Same risk percentage, different lot size. The 1% rule is about risk per trade, not lot size. A scalp with a 5-pip stop and a swing trade with a 100-pip stop should both risk the same dollar amount of your account, which means the lot size on the scalp will be ~20x larger than the swing trade. The calculator handles this automatically — you set the risk %, the stop distance dictates the rest.

What's the difference between stop loss in pips and price?

They're two ways of expressing the same thing. Stop loss in pips = the distance from entry to stop, measured in pips (e.g. "20-pip stop"). Stop loss as a price = the actual price level (e.g. "stop at 1.0980 from an entry at 1.1000"). The calculator on this site accepts either input — you can set the stop as a price level if you have a specific technical level in mind, or as a pip distance if you're using a fixed-stop strategy.

Does leverage affect my position size?

Not directly. Leverage determines the maximum lot size your account can hold open at once — it limits your margin, not your risk per trade. A 1% risk on a 25-pip stop produces the same lot size whether your broker offers 1:30 or 1:500 leverage. What leverage does change is how easy it is to over-size — high-leverage brokers let you accidentally place trades that would risk 10%+ of your account because the margin requirement is so low. Stick to risk-based sizing regardless of available leverage.

Can correct position sizing make a losing strategy profitable?

No. Position sizing is risk management, not edge generation. If your strategy has a negative expected value (you lose more on average than you make), perfect sizing only makes you lose money more slowly — it doesn't turn losses into profits. The right order of operations is: prove your strategy is profitable on paper first, then layer disciplined sizing on top to maximise survival. Sizing without a real edge is just careful gambling.

Why do most retail forex traders lose money?

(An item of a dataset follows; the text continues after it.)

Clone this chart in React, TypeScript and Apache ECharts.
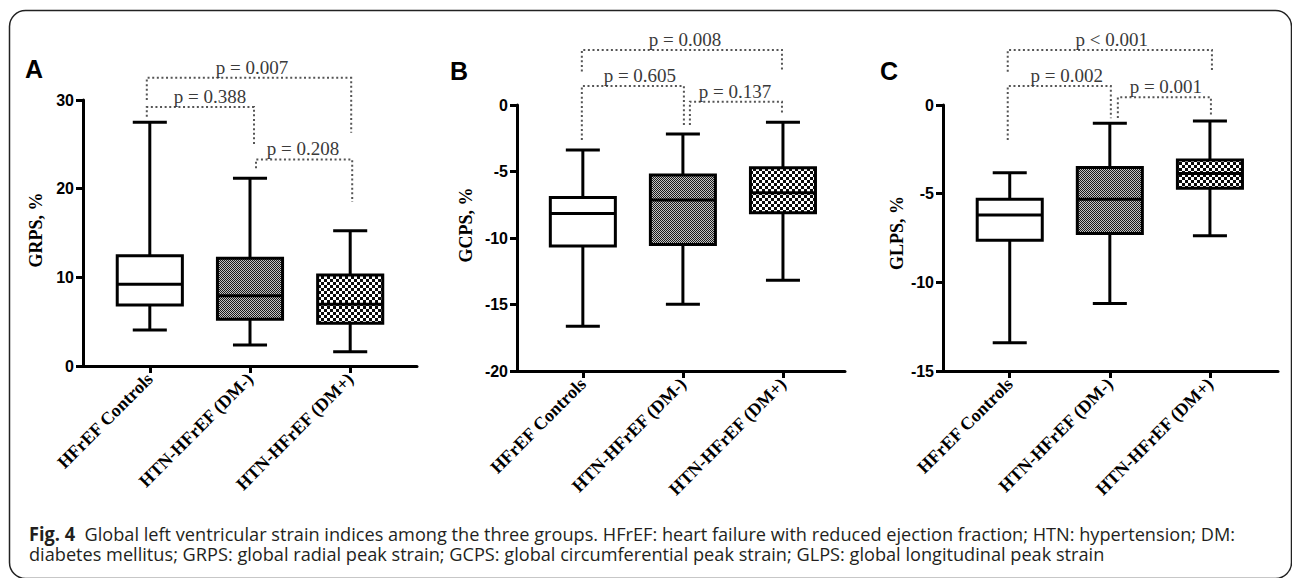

Regulators in the UK (FCA), EU (ESMA), and US (CFTC) consistently report 70–80% of retail forex traders lose money over any given period. The root causes are well-documented and usually combine: position sizes too large for the stop loss (the primary killer), trading without a defined edge, holding losers and cutting winners early (the disposition effect), overtrading driven by boredom or excitement, and chasing losses with revenge trades. The traders who succeed tend to share opposite habits — small risk per trade, statistical edges they've measured, mechanical entry and exit rules, and the patience to sit out periods when conditions don't favour them.